The educational infrastructure in Spearfish helps attract people to the community, but according to one local administrator, the educational system itself has benefited from those who have relocated here.

“Spearfish is a great place to live and because of that, we are able to attract talented staff for our school district,” said Superintendent Dave Peters. “People like to be a part of a successful system, and our reputation is great. People know that.”

The Spearfish School District consists of four schools, 150 certified teachers, 100 non-certified, non-teaching staff, and nearly 2,100 students.

Student enrollment had remained fairly stable for the past ten years with an average 1,975 students per year. Over the past year, however, the district has experienced a five percent increase in enrollment.

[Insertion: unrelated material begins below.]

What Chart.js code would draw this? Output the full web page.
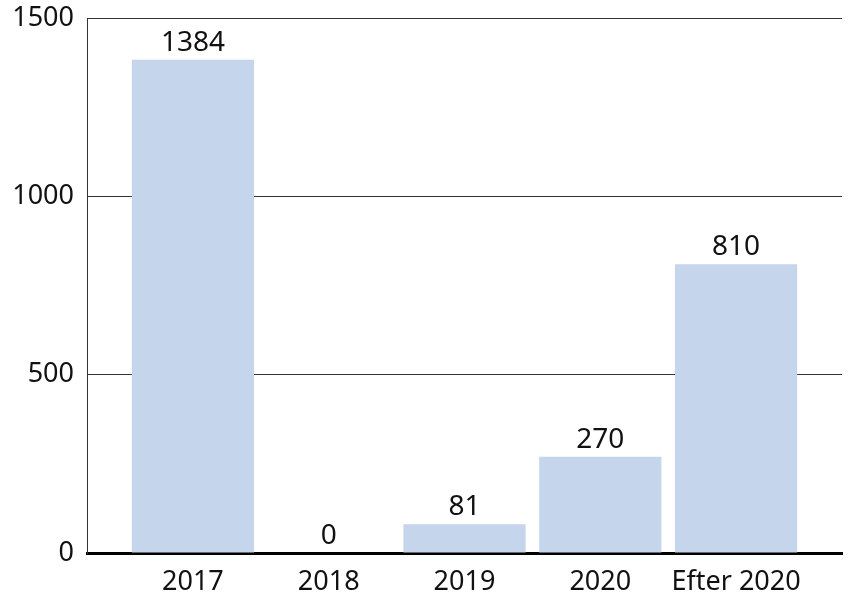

“We have had 24 new students over the past two months and I think we will continue to see that growing trend throughout the school year, and even into next year,” he said.

While the cause of this year’s increase cannot be precisely identified, Peters said at least half of the new students are directly connected to the Bakken Oil Boom in North Dakota. Affordable housing options have also contributed to the increase.

The school structures are feeling the pressure from the increased enrollment. School administration and school board members are considering options for expansion at current schools and reconfiguring what grades are served in each building. Creekside Elementary School, the district’s newest school, was completed in 2011; it houses third, fourth, and fifth grades.

University Influences District

Each year nearly 4,500 traditional and non-traditional students choose Black Hills State University for continued education, which also expands the community’s population. Some students stay for the few short years while they obtain a degree; others – like Landphere – stay for a lifetime.

“It’s home – I grew up here,” said Abby Landphere, a third grade teacher at Creekside Elementary and a Spearfish High School graduate. “Spearfish is a small community, but it has lots to offer. You have the opportunities of a big city with a small-town feel.”

The Spearfish public school system benefits greatly from having the Black Hills State University campus located in town. Each year the Spearfish School District welcomes 12 to 15 student teachers from the BHSU College of Education. These future teachers spend time shadowing current teachers, honing their teaching skills and working with children in Spearfish.

Landphere says the student teachers coming into the district hold the current teachers more accountable. “We have to be able to teach both the kids and future teachers. We have to be on top of our game to effectively teach both types of ‘students’ to help them succeed.”

The Teammates program is another way BHSU works with the public school district to enhance education. Trained, screened BHSU students act as a buddy or teammate to a student in any grade, K-12, to help them socially and educationally. According to Superintendent, Dave Peters, the program is designed to give youth safe, quality adult contact.”  The mentoring gained from this program instills confidence in these students and creates stability.

Small Community Supports Education Foundation

In the late 1990’s, the school district experienced a brief period of declining enrollment with smaller incoming kindergarten classes than graduating senior classes while the city experienced an increase in total population. The increase was credited to retirees moving into the community.

A decline of this type presented large financial challenges for the school district because at the same time the state of South Dakota was also cutting educational funding. A group of concerned citizens formed the Spearfish Foundation for Public Education in 2001 to combat these financial woes and promote academic programs.

“The foundation is a way for teachers to find innovative enrichment programs for their classrooms and receive the funding to carry them out,” said Mary Pochop, Foundation board member and parent of four children enrolled in the Spearfish School District. “We are able to help provide opportunities kids otherwise would not get.”

The Foundation raises funds through an annual endowment campaign and passes them on to teachers. Community residents and businesses donate money to the Foundation to support the goals and mission of the group. Most of the donations are unrestricted, which can be used for any project as deemed by the board; others are restricted for one specific project.

This year over $50,000 was awarded for educational enrichment. The funds are used for a wide variety of academic opportunities including healthy school programs, art and math projects, science-related experiments, camps and field trips, drama and theatre experiences, music programs, gifted and talented educational programs, and dozens more.

“Some of the funded programs are ongoing and some are one-time programs or projects,” according to Pochop.

Pochop and her husband Jon relocated to Spearfish almost 20 years ago. “We knew Spearfish was a great place and knew it would work to start our family,” she said. “Now, I have a passion for education and being a part of the Foundation board is a way to put into action the things I believe in.”